Boston is as good as their record suggests; they’re an absolutely awesome team. The Yankees don’t have one chance in ten of catching them, but surely they can win one lousy Wild Card game. Then it’s a short series against Boston and anything can happen. If they pass Boston they will still probably play them in that same series.
MLB.com ran an article today asking if Boston can surpass the record of 116 games. As they’re on pace for 113, I think it extremely unlikely they won’t. I would not want to bet on any team playing .755 ball for any extended period of time, which is what they’d have to do.
Why don’t the Angels just put Trout on the DL? I know, this is me fantasy whining, but it seems to be a no brainer for the real baseball world. Barring a miracle run, the Angels aren’t a playoff team.
So I’m 40 years old, which means I’ve been a Mets fan for… wow, my god, it’s been 30 years. So I’ve seen some shit, is what I’m saying, and most of it has sucked. But I was thinking to myself today - is this season, this one right now, the most depressing moment of those 30 years? Consider: The Mets are in fourth place and are one of the worst teams in baseball. They are absolutely burning the primes of two genuinely special pitchers; the odds of either of them still being both Mets and good by the time this roster can compete again are limited. They mismanaged a third special pitcher into the ground before his 30th birthday and sent him to Cincinnati. They opened the season with not one but two players on their roster previously suspended for domestic abuse. One of the two is still on the team as of August 7, soaking up at bats every day as the worst position player in the major league. Their two top prospects right now are a 19-year-old infielder with no power and a pitcher with an ERA over 6 in high A. The three teams Mets fans hate the most - the Phillies, Braves, and Yankees - are all riding high.

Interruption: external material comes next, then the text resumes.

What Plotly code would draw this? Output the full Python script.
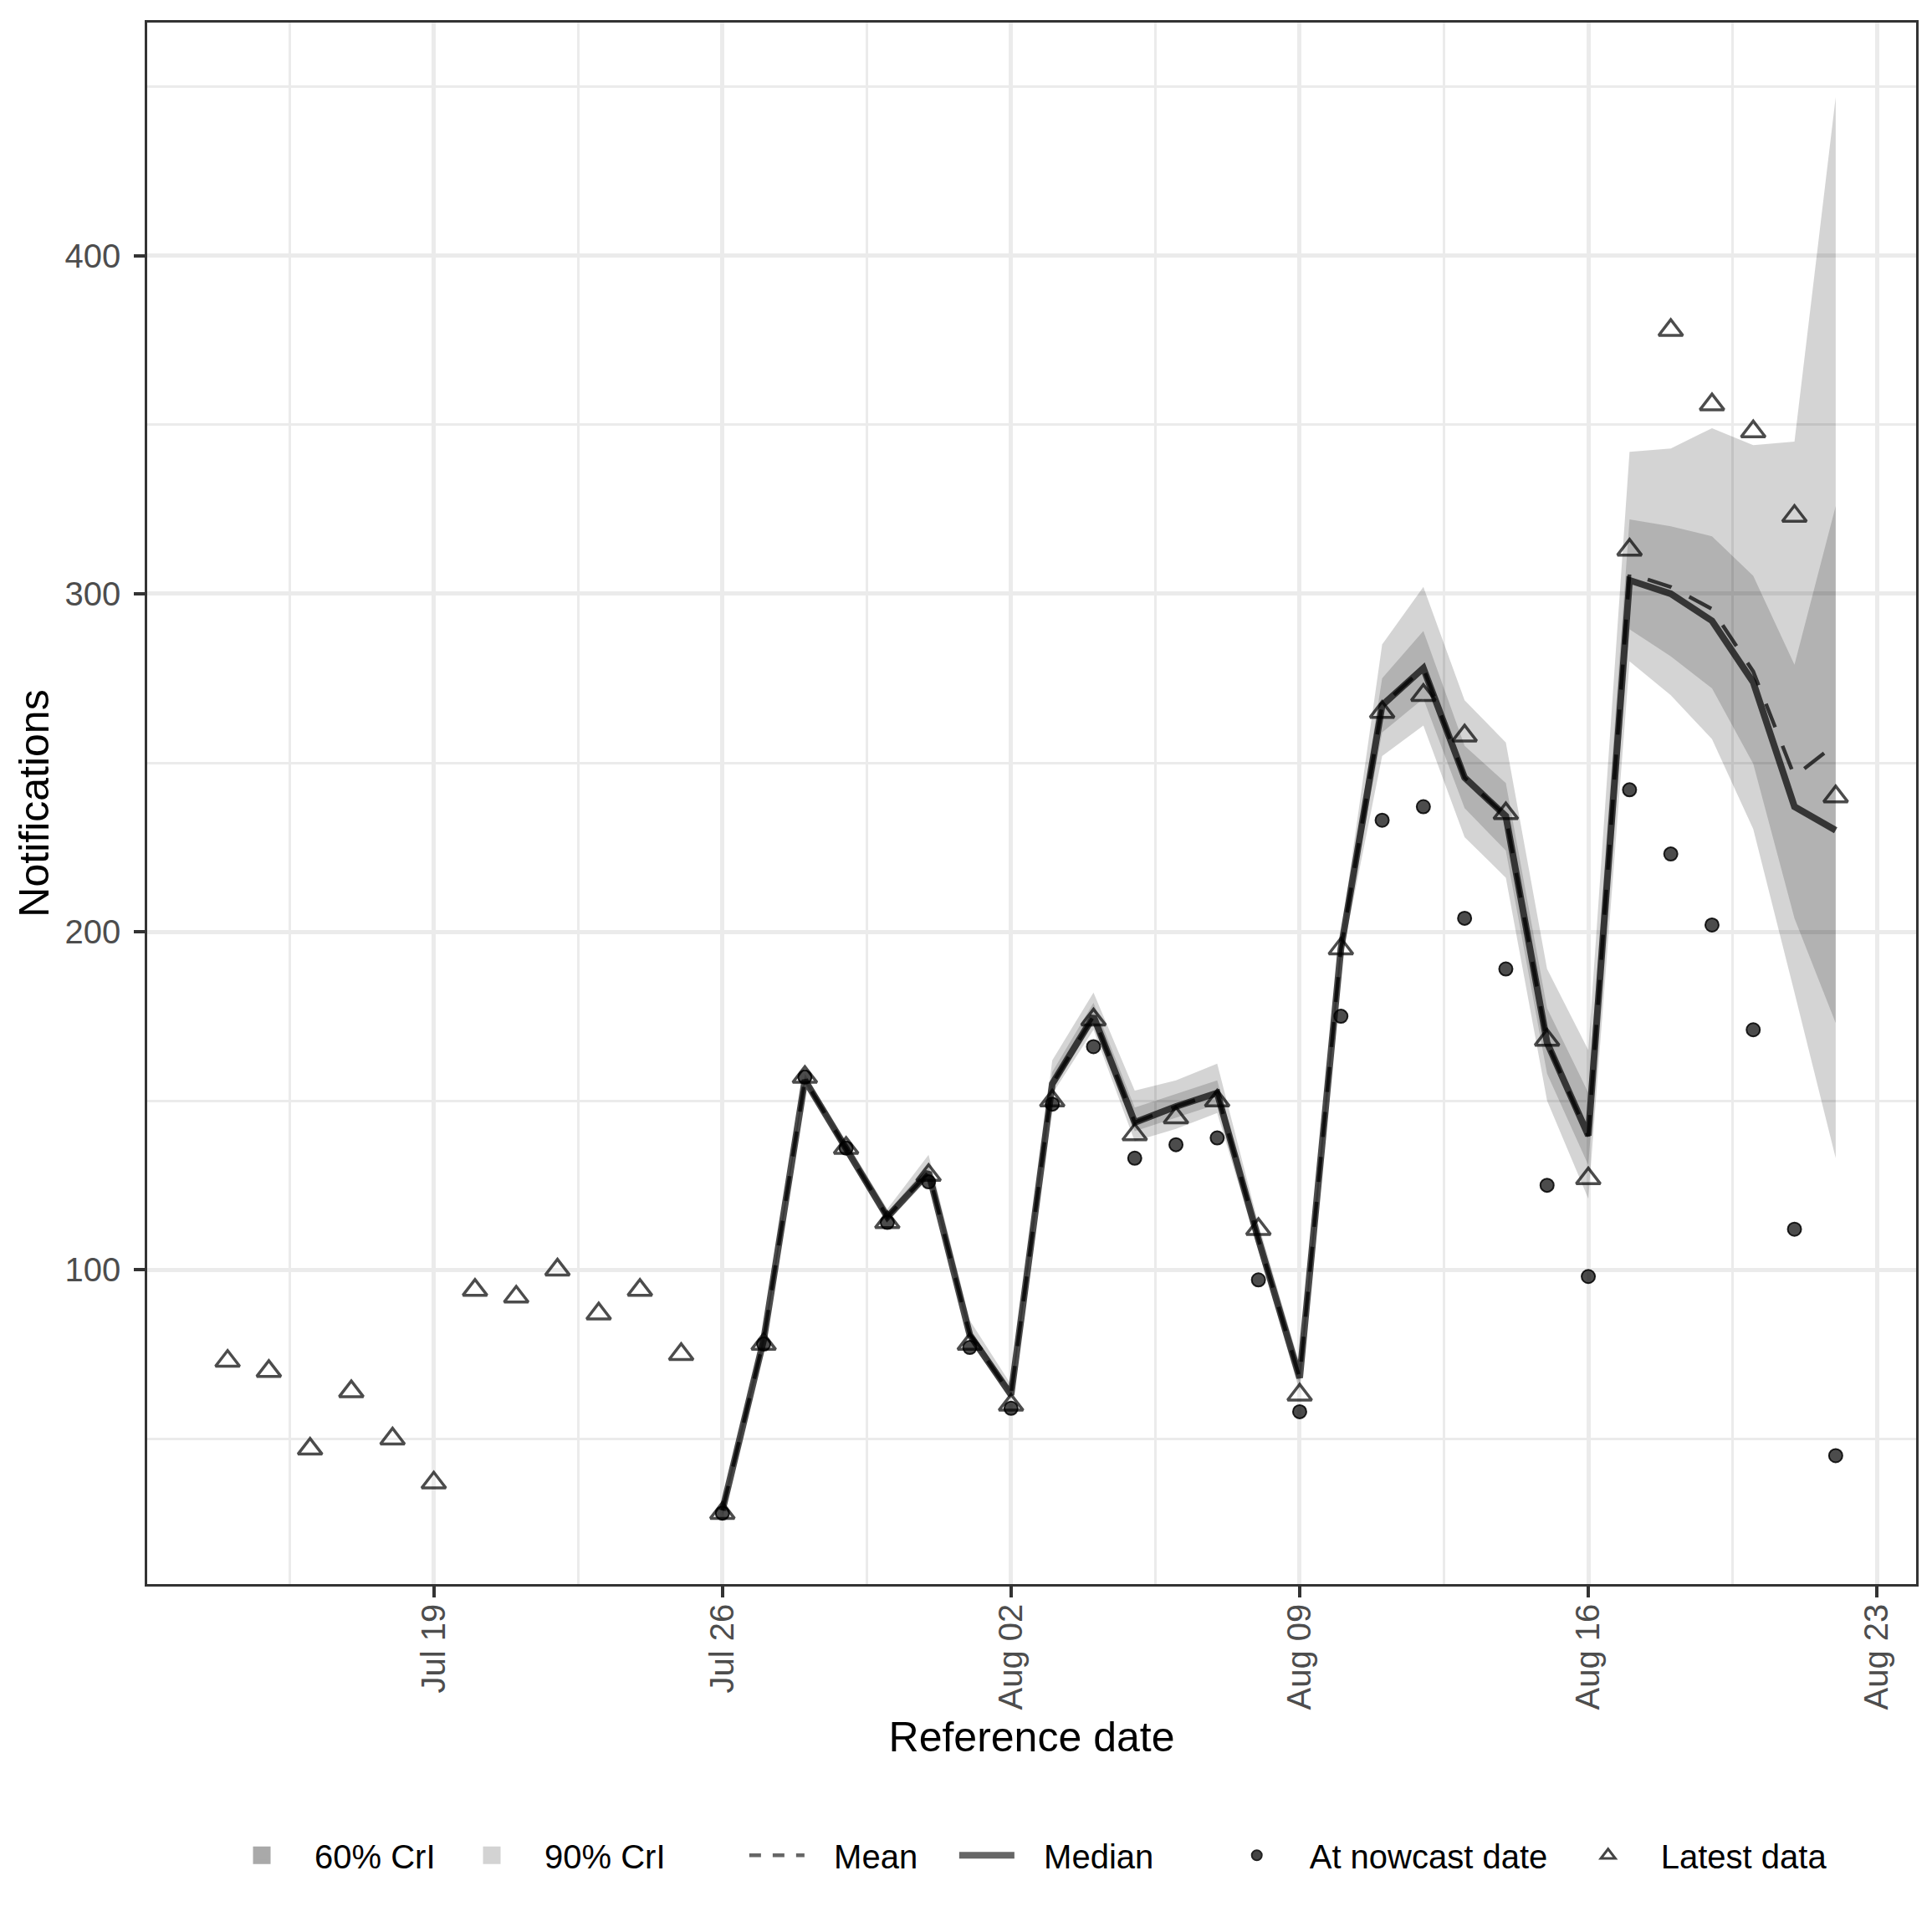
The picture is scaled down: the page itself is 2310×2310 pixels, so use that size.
import pandas as pd
import plotly.graph_objects as go

# reference dates
dates = pd.date_range("2021-07-14", "2021-08-22", freq="D")
nowcast_dates = pd.date_range("2021-07-26", "2021-08-22", freq="D")

# latest available notifications (triangles)
latest = [73, 70, 47, 64, 50, 37, 94, 92, 100, 87, 94, 75,
          28, 78, 157, 136, 114, 128, 78, 60, 150, 174, 140, 145, 150, 112, 63,
          195, 265, 270, 258, 235, 168, 127, 313, 378, 356, 348, 323, 240]

# notifications as known at nowcast date (dots)
at_nowcast = [28, 78, 157, 136, 114, 126, 77, 59, 149, 166, 133, 137, 139, 97, 58,
              175, 233, 237, 204, 189, 125, 98, 242, 223, 202, 171, 112, 45]

# nowcast summaries
median = [28.8, 79.2, 156.1, 135.8, 115.6, 128.8, 80.7, 63.0, 155, 175, 143.6, 148.3,
          152.3, 109, 68, 195, 267, 278, 245.6, 234.2, 167.2, 139.7, 304, 300, 292,
          273.8, 237, 230]
mean = [28.8, 79.2, 156.1, 135.8, 115.6, 128.8, 80.7, 63.0, 155, 175, 143.6, 148.3,
        152.3, 109, 68, 195, 267, 278, 245.6, 234.2, 167.2, 139.5, 306, 302, 295.5,
        277, 246, 255.5]
q05 = [27, 77, 155, 134, 114, 127, 79, 61.5, 152, 171, 138, 141.7, 146.4, 105.8, 64,
       191, 252, 261, 228, 216, 150, 121, 280, 270, 257, 230.4, 182, 133]
q95 = [31, 81.5, 158, 138, 118, 134, 85, 66, 162, 182, 153, 156, 161, 113.5, 72,
       199, 285, 302, 268.5, 256, 189, 165, 342, 343, 349, 344, 345, 447]
q20 = [28, 78, 155.5, 135, 115, 128, 80, 62.5, 153.5, 172.8, 141, 145, 149, 107.5, 66,
       193, 259, 269, 236.6, 224, 158, 131, 289.5, 281.5, 272, 249.7, 204, 173]
q80 = [30, 80.5, 157, 137, 117, 131, 82.5, 64.5, 158.5, 179, 148, 152, 156, 111, 70,
       197, 275, 289, 255, 244, 177.4, 152.4, 322, 320, 317, 305.3, 279, 326]

x_tick_dates = ["2021-07-19", "2021-07-26", "2021-08-02", "2021-08-09", "2021-08-16", "2021-08-23"]
x_tick_labels = ["Jul 19", "Jul 26", "Aug 02", "Aug 09", "Aug 16", "Aug 23"]
y_ticks = [100, 200, 300, 400]

FONT = "Liberation Sans"
line_col = "rgba(0,0,0,0.7)"
pad = "\u00a0\u00a0\u2009"  # gap between line keys and their labels

fig = go.Figure()

# 90% band
fig.add_trace(go.Scatter(x=nowcast_dates, y=q05, mode="lines", line=dict(width=0),
                         showlegend=False, hoverinfo="skip"))
fig.add_trace(go.Scatter(x=nowcast_dates, y=q95, mode="lines", line=dict(width=0),
                         fill="tonexty", fillcolor="rgba(0,0,0,0.17)", showlegend=False))
# 60% band
fig.add_trace(go.Scatter(x=nowcast_dates, y=q20, mode="lines", line=dict(width=0),
                         showlegend=False, hoverinfo="skip"))
fig.add_trace(go.Scatter(x=nowcast_dates, y=q80, mode="lines", line=dict(width=0),
                         fill="tonexty", fillcolor="rgba(0,0,0,0.16)", showlegend=False))

fig.add_trace(go.Scatter(x=nowcast_dates, y=median, mode="lines",
                         line=dict(color=line_col, width=8), showlegend=False))
fig.add_trace(go.Scatter(x=nowcast_dates, y=mean, mode="lines",
                         line=dict(color="rgba(0,0,0,0.72)", width=4.5, dash="30px,24px"),
                         showlegend=False))

fig.add_trace(go.Scatter(x=nowcast_dates, y=at_nowcast, mode="markers",
                         marker=dict(symbol="circle", size=16, color="rgba(0,0,0,0.7)",
                                     line=dict(color="rgba(0,0,0,0.85)", width=2)),
                         showlegend=False))
fig.add_trace(go.Scatter(x=dates, y=latest, mode="markers",
                         marker=dict(symbol="triangle-up-open", size=25,
                                     color="rgba(0,0,0,0.7)", line=dict(width=3.5)),
                         showlegend=False))

# legend entries
fig.add_trace(go.Scatter(x=[None], y=[None], mode="markers", name="60% CrI", legend="legend",
                         marker=dict(symbol="square", size=16, color="#a9a9a9",
                                     line=dict(color="#a9a9a9", width=5))))
fig.add_trace(go.Scatter(x=[None], y=[None], mode="markers", name="90% CrI", legend="legend",
                         marker=dict(symbol="square", size=16, color="#d3d3d3",
                                     line=dict(color="#d3d3d3", width=5))))
fig.add_trace(go.Scatter(x=[None], y=[None], mode="lines", name=pad + "Mean", legend="legend2",
                         line=dict(color="#666666", width=4.5, dash="14px,14px")))
fig.add_trace(go.Scatter(x=[None], y=[None], mode="lines", name=pad + "Median", legend="legend2",
                         line=dict(color="#666666", width=8)))
fig.add_trace(go.Scatter(x=[None], y=[None], mode="markers", name="At nowcast date",
                         legend="legend3",
                         marker=dict(symbol="circle", size=12, color="#444444",
                                     line=dict(color="#222222", width=2))))
fig.add_trace(go.Scatter(x=[None], y=[None], mode="markers", name="Latest data",
                         legend="legend3",
                         marker=dict(symbol="triangle-up-open", size=15, color="#444444",
                                     line=dict(width=3))))

leg_common = dict(orientation="h", yanchor="middle", y=-0.1737, xanchor="left",
                  font=dict(family=FONT, size=40, color="black"),
                  bgcolor="rgba(0,0,0,0)", traceorder="normal")

fig.update_layout(
    width=2310, height=2310,
    margin=dict(l=168, r=27, t=19, b=424),
    paper_bgcolor="white", plot_bgcolor="white",
    font=dict(family=FONT, color="black"),
    legend=dict(x=0.035, entrywidth=144, itemwidth=116, **leg_common),
    legend2=dict(x=0.338, entrywidth=170, itemwidth=66, **leg_common),
    legend3=dict(x=0.5975, entrywidth=289, itemwidth=116, **leg_common),
    xaxis=dict(
        type="date",
        range=["2021-07-12 01:12", "2021-08-23 22:48"],
        tickmode="array", tickvals=x_tick_dates, ticktext=x_tick_labels,
        tickangle=-90, ticks="outside", ticklen=13, tickwidth=4, tickcolor="#333333",
        tickfont=dict(family=FONT, size=40, color="#4d4d4d"), ticklabelstandoff=-8,
        showgrid=True, gridcolor="#ebebeb", gridwidth=5,
        minor=dict(tick0="2021-07-15 12:00", dtick=7 * 86400000, showgrid=True,
                   gridcolor="#ebebeb", gridwidth=2.5, ticks=""),
        showline=True, linecolor="#333333", linewidth=2.5, mirror=True,
        zeroline=False,
        title=dict(text="Reference date", font=dict(family=FONT, size=50, color="black"),
                   standoff=16),
    ),
    yaxis=dict(
        range=[7, 469],
        tickmode="array", tickvals=y_ticks,
        ticks="outside", ticklen=13, tickwidth=4, tickcolor="#333333",
        tickfont=dict(family=FONT, size=40, color="#4d4d4d"), ticklabelstandoff=8,
        showgrid=True, gridcolor="#ebebeb", gridwidth=5,
        minor=dict(tickvals=[50, 150, 250, 350, 450], showgrid=True,
                   gridcolor="#ebebeb", gridwidth=2.5, ticks=""),
        showline=True, linecolor="#333333", linewidth=2.5, mirror=True,
        zeroline=False,
        title=dict(text="Notifications", font=dict(family=FONT, size=50, color="black"),
                   standoff=4),
    ),
)

fig.write_html("out.html")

And the Mets are, of course, Still Paying Bobby Bonilla.
Absolutely agreed, baseball suffers from its refusal to implement serious revenue sharing and salary caps, like the other leagues. Yes, the luxury tax is a start, but it’s pitiful. Yes, it’s wrong for both the game and the business to have some teams handicapped by a small market, able to compete for championships only sporadically, while a few can pretty much always buy what they need. That doesn’t explain the Mets, admittedly.
But as long as my team is one of the Haves, I’m gonna enjoy it, suckahs.
In the past two games, Giants starters have pitched 14 innings, with 14 Ks, 3 walks, and given up 1 unearned run. So, of course, they lost 3-1 and 2-1.
I’m starting to get the feeling that they might not win it all this season…
Boy, I can think of worse teams to cheer for. In my memory the Mets have been in the World Series three times and won it once. (I am not old enough for 1969 or 1973.)
The Mariners have still NEVER been in a World Series, nor have the Nationals, and you must be bummed if you were an Expos fan. The Padres and Brewers have been around since before I was born and still haven’t won one.
The thing is, if your team blows, it makes it so much sweeter when they win. Do Yankees fans fondly remember the 2009 World Series winners the way White Sox fans remember 2005, or Angels fans 2002? Did winning the 2009 World Series mean to New York what winning the 2016 World Series meant to Cubs fans? Hell no.
Rick Ankiel is such a fascinating story. He hasn’t played in MLB since 2013 and hasn’t pitched since 2004. Have we ever seen a career fall apart all at once like Ankiel’s in the 2000 playoffs? And he was only 21 years old. He threw 5 wild pitches in one inning and just could not get it together after that. The next year, he was sent to the minors to figure it out but in 4.1 innings he walked 17 batters and threw 12 wild pitches. And that appeared to be all she wrote for Ankiel.
That alone is a hell of a story, but then the fact that he came back as a position player after a couple years of injuries is nothing short of amazing. And he played outfield for 6 or 7 years in MLB. I hope he does mount a comeback, but it seems highly unlikely as he’ll be 40 next year.